Представления о связи колдовства с тайным заговором против церкви и государства (в лухском деле не отразившиеся) всегда имели широкое распространение. Российский опыт в некоторой степени {602} подтверждает идею Р. Мюшамбле о том, что «охота на ведьм была прежде всего не религиозным, а политическим феноменом»[47]
. В 1638 году, в период правления Михаила Федоровича, находившуюся в услужении женку Дарью Ломанову обвиняли в том, что она сожгла свою рубашку и сыпала пепел на след царицы Евдокии Лукьяновны, пытаясь с помощью этого волшебного способа завоевать ее расположение[48]. В 1647 году, в правление царя Алексея Михайловича, крестьянин и его соучастники бояре Семен и Иван Даниловы осуждены за наведение любовных магических чар на датского принца Вольдемара и царевну Ирину Михайловну[49]. 22 апреля 1670 года Артамон Матвеев, главнокомандующий русской армией, обвинен в попытке с помощью колдовства повлиять на выбор царской невесты[50]. В 1671 году находившаяся в услужении у царицы женка Марфа Тимофеева обвинена в похищении соли и гриба, приготовленного для ее госпожи: когда ее заметили, она рассыпала соль. Марфа показала, что украла соль и гриб, чтобы съесть их самой, однако была пытана на дыбе, потом огнем; больше она ни в чем не созналась. Ясно, что Марфу Тимофееву не столько наказывали за покражу, сколько стремились узнать, не было ли в ее действиях попытки отравления или порчи[51]. В 1675 году князя Ф.Ф. Куракина обвинили в укрывательстве ведьмы — слепой старухи Феньки. Под пытками она созналась и умерла, но дело имело важные последствия[52].Григорий Котошихин, занимавший высокие дипломатические посты в царствование Алексея Михайловича, бежал в Швецию и около 1660 года написал знаменитое сочинение о внутренней политике и обычаях в Российском государстве и при царском дворе. Он сообщает, что дела о колдовстве и чернокнижии рассматривал Разбойный приказ (высший орган, в то время ведавший уголовными преступлениями). Эти преступления упоминаются в одном ряду с богохульством, святотатством (кражей церковных предметов), содомией и ложными толкованиями Священного Писания. За все эти вины, согласно Котошихину, подсудимых сжигали заживо на костре, если приговоренный был мужчиной, и отсечением головы, если казнили женщину[53]

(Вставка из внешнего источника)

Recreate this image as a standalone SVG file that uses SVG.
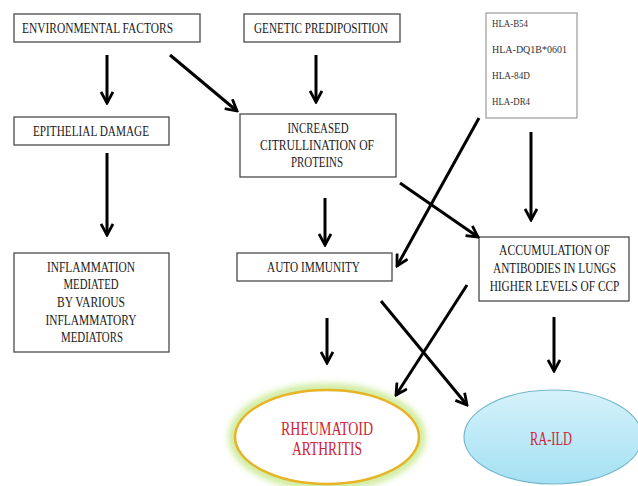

.Смерть царя Алексея Михайловича ничего не изменила в этом отношении. Судя по всему, регентша царевна Софья и ее окружение интересовались оккультизмом; в расспросах 1689—1690 годов относительно мнимого заговора на жизнь юного царя Петра князь В.В. Голицын и Сильвестр Медведев обвинялись в обращении к {603} астрологам и волшебникам. Голицыну вменили в вину то, что он пытался узнать у польской гадалки, выйдет ли за него царевна Софья, а также то, что в своей бане он держал крестьянина-колдуна, который приготовлял ему любовное зелье для привораживания царевны[54]
. Иуда Болтин (сторонник главы мнимого заговора, думного дьяка Федора Шакловитого) обвинялся в том, что рассыпал травы и коренья там, где должен был проходить царь Петр[55].Эти обвинения были, несомненно, политически мотивированы. Юный Петр, при всем его увлечении техникой, рос в атмосфере, где подобные суеверия играли большую роль; верил в них царь или нет, но наказания за магию и колдовство, которые он ввел в свое военное законодательство (Воинский артикул 1715 года), очень суровы. В артикуле 1 первой главы «О страхе Божием» он провозглашает: «И ежели кто из воинских людей найдется идолопоклонник, чернокнижнец, ружья заговоритель, суеверный и богохульный чародей: оный по состоянию дела в жестоком заключении, в железах, гонянием шпицрутен наказан или весьма сожжен имеет быть». В толковании на эту статью сказано: «Наказание сожжением есть обыкновенная казнь чернокнижницам, ежели оный своим чародейством вред кому учинил, или действительно с диаволом обязательство имеет. А ежели ж он чародейством своим никому никакого вреда не учинил и обязательства с сатаною никакова не имеет, то надлежит, по изобретению дела, того наказать другими вышеупомянутыми наказаниями, и притом церковным публичным покаянием».
В артикуле 2 того же свода законов написано, что любой, кто призывал к себе чародея или склонял к этому других, наказывается на тех же основаниях, что и чародей. Артикул 3 постановил, что любому солдату, виновному в богохульстве, следует прожечь каленым железом язык, а затем обезглавить[56]
. Большинство случаев на деле заканчивались менее тяжелым наказанием и публичным покаянием[57].